Task -
Restate the full listing word for word and leave the pictures out.

Recorded data -
^^^^^^^^^^^^^^^^

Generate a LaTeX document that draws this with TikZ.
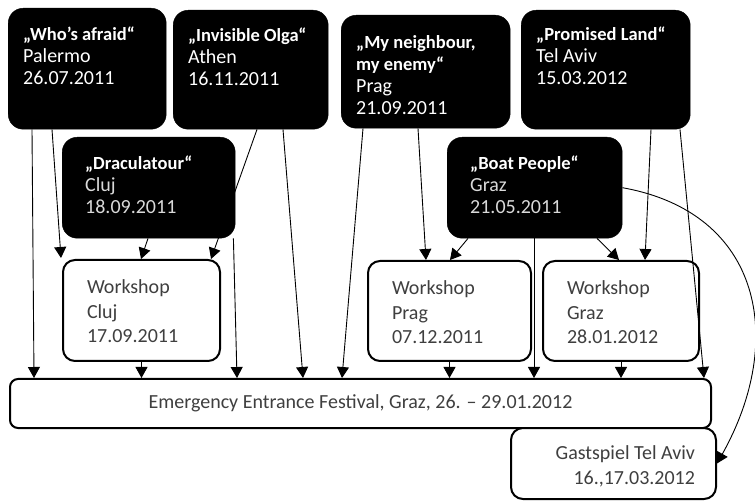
\documentclass[tikz,border=0pt]{standalone}
\usepackage{fontspec}
\setmainfont{Carlito}
\usetikzlibrary{arrows.meta}

\definecolor{softgray}{HTML}{D9D9D9}
\definecolor{inkgray}{HTML}{3F3F3F}

% top aligned text block inside a card
\newcommand{\cardtext}[3]{\parbox[t][#2pt][t]{#1pt}{\raggedright #3}}
\newcommand{\cardtitle}[1]{{\fontsize{18.5}{22}\selectfont\bfseries #1}}

\tikzset{
  darkcard/.style={fill=black, draw=black, rounded corners=15pt, anchor=north west,
    text=white, inner xsep=15pt, inner ysep=19pt, font=\fontsize{20}{22}\selectfont},
  card/.style={draw, fill=white, line width=2pt, rounded corners=12pt, anchor=north west,
    text=inkgray, inner xsep=24pt, inner ysep=20pt, font=\fontsize{20}{24.5}\selectfont},
  link/.style={-{Triangle[length=11pt,width=12pt]}, line width=0.9pt},
}

\begin{document}
\begin{tikzpicture}[x=1pt, y=-1pt]
\useasboundingbox (0,0) rectangle (755,502);
% productions
\node[darkcard] (who) at (8,8) {\cardtext{128}{83}{\cardtitle{„Who’s afraid“}\\ Palermo\\ 26.07.2011}};
\node[darkcard, inner ysep=18pt] (olga) at (173,10) {\cardtext{125}{83}{\cardtitle{„Invisible Olga“}\\ Athen\\ 16.11.2011}};
\node[darkcard, inner ysep=20pt] (neigh) at (341,15) {\cardtext{139}{73}{\cardtitle{„My neighbour,\\ my enemy“}\\ Prag\\ 21.09.2011}};
\node[darkcard, inner ysep=17pt] (promised) at (521,10) {\cardtext{139}{85}{\cardtitle{„Promised Land“}\\ Tel Aviv\\ 15.03.2012}};
% workshops and festival
\node[card] (wcluj) at (62,259) {\cardtext{109}{61}{Workshop\\ Cluj\\ 17.09.2011}};
\node[card] (wprag) at (367,260) {\cardtext{115}{60}{Workshop\\ Prag\\ 07.12.2011}};
\node[card] (wgraz) at (542,260) {\cardtext{108}{60}{Workshop\\ Graz\\ 28.01.2012}};
\node[card, rounded corners=8pt, inner sep=0pt, minimum width=701pt, minimum height=49pt] (fest) at (9,378)
  {Emergency Entrance Festival, Graz, 26. – 29.01.2012};
\node[card, inner xsep=21pt, inner ysep=18pt, font=\fontsize{20}{25}\selectfont] (gast) at (510,427)
  {\cardtext{163}{35}{\raggedleft Gastspiel Tel Aviv\\ 16.,17.03.2012}};
% runs behind Draculatour
\draw[link] ([shift={(84,0)}]olga.south west) -- ([shift={(-10,0)}]wcluj.north east);
\node[darkcard, inner xsep=23pt] (dracula) at (62,137)
  {\cardtext{127}{63}{\cardtitle{„Draculatour“}\\ \color{softgray}Cluj\\ 18.09.2011}};
\node[darkcard, inner xsep=23pt] (boat) at (447,137)
  {\cardtext{129}{63}{\cardtitle{„Boat People“}\\ \color{softgray}Graz\\ 21.05.2011}};
% connections
\draw[link] ([shift={(24,0)}]who.south west) -- ([shift={(25,0)}]fest.north west);
\draw[link] ([shift={(44,0)}]who.south west) -- ([shift={(-1,-1)}]wcluj.north west);
\draw[link] ([shift={(86,0)}]dracula.south west) -- ([shift={(79,0)}]wcluj.north west);
\draw[link] ([shift={(-2,0)}]dracula.south east) -- ([shift={(228,0)}]fest.north west);
\draw[link] ([shift={(110,0)}]olga.south west) -- ([shift={(294,0)}]fest.north west);
\draw[link] ([shift={(22,0)}]neigh.south west) -- ([shift={(333,0)}]fest.north west);
\draw[link] ([shift={(77,0)}]neigh.south west) -- ([shift={(59,0)}]wprag.north west);
\draw[link] ([shift={(21,0)}]boat.south west) -- ([shift={(83,0)}]wprag.north west);
\draw[link] ([shift={(87,0)}]boat.south west) -- ([shift={(525,0)}]fest.north west);
\draw[link] ([shift={(150,0)}]boat.south west) -- ([shift={(77,0)}]wgraz.north west);
\draw[link] ([shift={(130,0)}]promised.south west) -- ([shift={(103,0)}]wgraz.north west);
\draw[link] ([shift={(159,0)}]promised.south west) -- ([shift={(695,0)}]fest.north west);
\draw[link] (wcluj.south) -- (wcluj.south |- fest.north);
\draw[link] (wprag.south) -- (wprag.south |- fest.north);
\draw[link] (wgraz.south) -- (wgraz.south |- fest.north);
\draw[link] (boat.east) .. controls +(140,25) and +(69,-123) .. (gast.east);
\end{tikzpicture}
\end{document}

^^^^^^^^^^^^^^^^

Output for this exercise -
Generate a LaTeX document that draws this with TikZ.
\documentclass[tikz,border=0pt]{standalone}
\usepackage{fontspec}
\setmainfont{Carlito}
\usetikzlibrary{arrows.meta}

\definecolor{softgray}{HTML}{D9D9D9}
\definecolor{inkgray}{HTML}{3F3F3F}

% top aligned text block inside a card
\newcommand{\cardtext}[3]{\parbox[t][#2pt][t]{#1pt}{\raggedright #3}}
\newcommand{\cardtitle}[1]{{\fontsize{18.5}{22}\selectfont\bfseries #1}}

\tikzset{
  darkcard/.style={fill=black, draw=black, rounded corners=15pt, anchor=north west,
    text=white, inner xsep=15pt, inner ysep=19pt, font=\fontsize{20}{22}\selectfont},
  card/.style={draw, fill=white, line width=2pt, rounded corners=12pt, anchor=north west,
    text=inkgray, inner xsep=24pt, inner ysep=20pt, font=\fontsize{20}{24.5}\selectfont},
  link/.style={-{Triangle[length=11pt,width=12pt]}, line width=0.9pt},
}

\begin{document}
\begin{tikzpicture}[x=1pt, y=-1pt]
\useasboundingbox (0,0) rectangle (755,502);
% productions
\node[darkcard] (who) at (8,8) {\cardtext{128}{83}{\cardtitle{„Who’s afraid“}\\ Palermo\\ 26.07.2011}};
\node[darkcard, inner ysep=18pt] (olga) at (173,10) {\cardtext{125}{83}{\cardtitle{„Invisible Olga“}\\ Athen\\ 16.11.2011}};
\node[darkcard, inner ysep=20pt] (neigh) at (341,15) {\cardtext{139}{73}{\cardtitle{„My neighbour,\\ my enemy“}\\ Prag\\ 21.09.2011}};
\node[darkcard, inner ysep=17pt] (promised) at (521,10) {\cardtext{139}{85}{\cardtitle{„Promised Land“}\\ Tel Aviv\\ 15.03.2012}};
% workshops and festival
\node[card] (wcluj) at (62,259) {\cardtext{109}{61}{Workshop\\ Cluj\\ 17.09.2011}};
\node[card] (wprag) at (367,260) {\cardtext{115}{60}{Workshop\\ Prag\\ 07.12.2011}};
\node[card] (wgraz) at (542,260) {\cardtext{108}{60}{Workshop\\ Graz\\ 28.01.2012}};
\node[card, rounded corners=8pt, inner sep=0pt, minimum width=701pt, minimum height=49pt] (fest) at (9,378)
  {Emergency Entrance Festival, Graz, 26. – 29.01.2012};
\node[card, inner xsep=21pt, inner ysep=18pt, font=\fontsize{20}{25}\selectfont] (gast) at (510,427)
  {\cardtext{163}{35}{\raggedleft Gastspiel Tel Aviv\\ 16.,17.03.2012}};
% runs behind Draculatour
\draw[link] ([shift={(84,0)}]olga.south west) -- ([shift={(-10,0)}]wcluj.north east);
\node[darkcard, inner xsep=23pt] (dracula) at (62,137)
  {\cardtext{127}{63}{\cardtitle{„Draculatour“}\\ \color{softgray}Cluj\\ 18.09.2011}};
\node[darkcard, inner xsep=23pt] (boat) at (447,137)
  {\cardtext{129}{63}{\cardtitle{„Boat People“}\\ \color{softgray}Graz\\ 21.05.2011}};
% connections
\draw[link] ([shift={(24,0)}]who.south west) -- ([shift={(25,0)}]fest.north west);
\draw[link] ([shift={(44,0)}]who.south west) -- ([shift={(-1,-1)}]wcluj.north west);
\draw[link] ([shift={(86,0)}]dracula.south west) -- ([shift={(79,0)}]wcluj.north west);
\draw[link] ([shift={(-2,0)}]dracula.south east) -- ([shift={(228,0)}]fest.north west);
\draw[link] ([shift={(110,0)}]olga.south west) -- ([shift={(294,0)}]fest.north west);
\draw[link] ([shift={(22,0)}]neigh.south west) -- ([shift={(333,0)}]fest.north west);
\draw[link] ([shift={(77,0)}]neigh.south west) -- ([shift={(59,0)}]wprag.north west);
\draw[link] ([shift={(21,0)}]boat.south west) -- ([shift={(83,0)}]wprag.north west);
\draw[link] ([shift={(87,0)}]boat.south west) -- ([shift={(525,0)}]fest.north west);
\draw[link] ([shift={(150,0)}]boat.south west) -- ([shift={(77,0)}]wgraz.north west);
\draw[link] ([shift={(130,0)}]promised.south west) -- ([shift={(103,0)}]wgraz.north west);
\draw[link] ([shift={(159,0)}]promised.south west) -- ([shift={(695,0)}]fest.north west);
\draw[link] (wcluj.south) -- (wcluj.south |- fest.north);
\draw[link] (wprag.south) -- (wprag.south |- fest.north);
\draw[link] (wgraz.south) -- (wgraz.south |- fest.north);
\draw[link] (boat.east) .. controls +(140,25) and +(69,-123) .. (gast.east);
\end{tikzpicture}
\end{document}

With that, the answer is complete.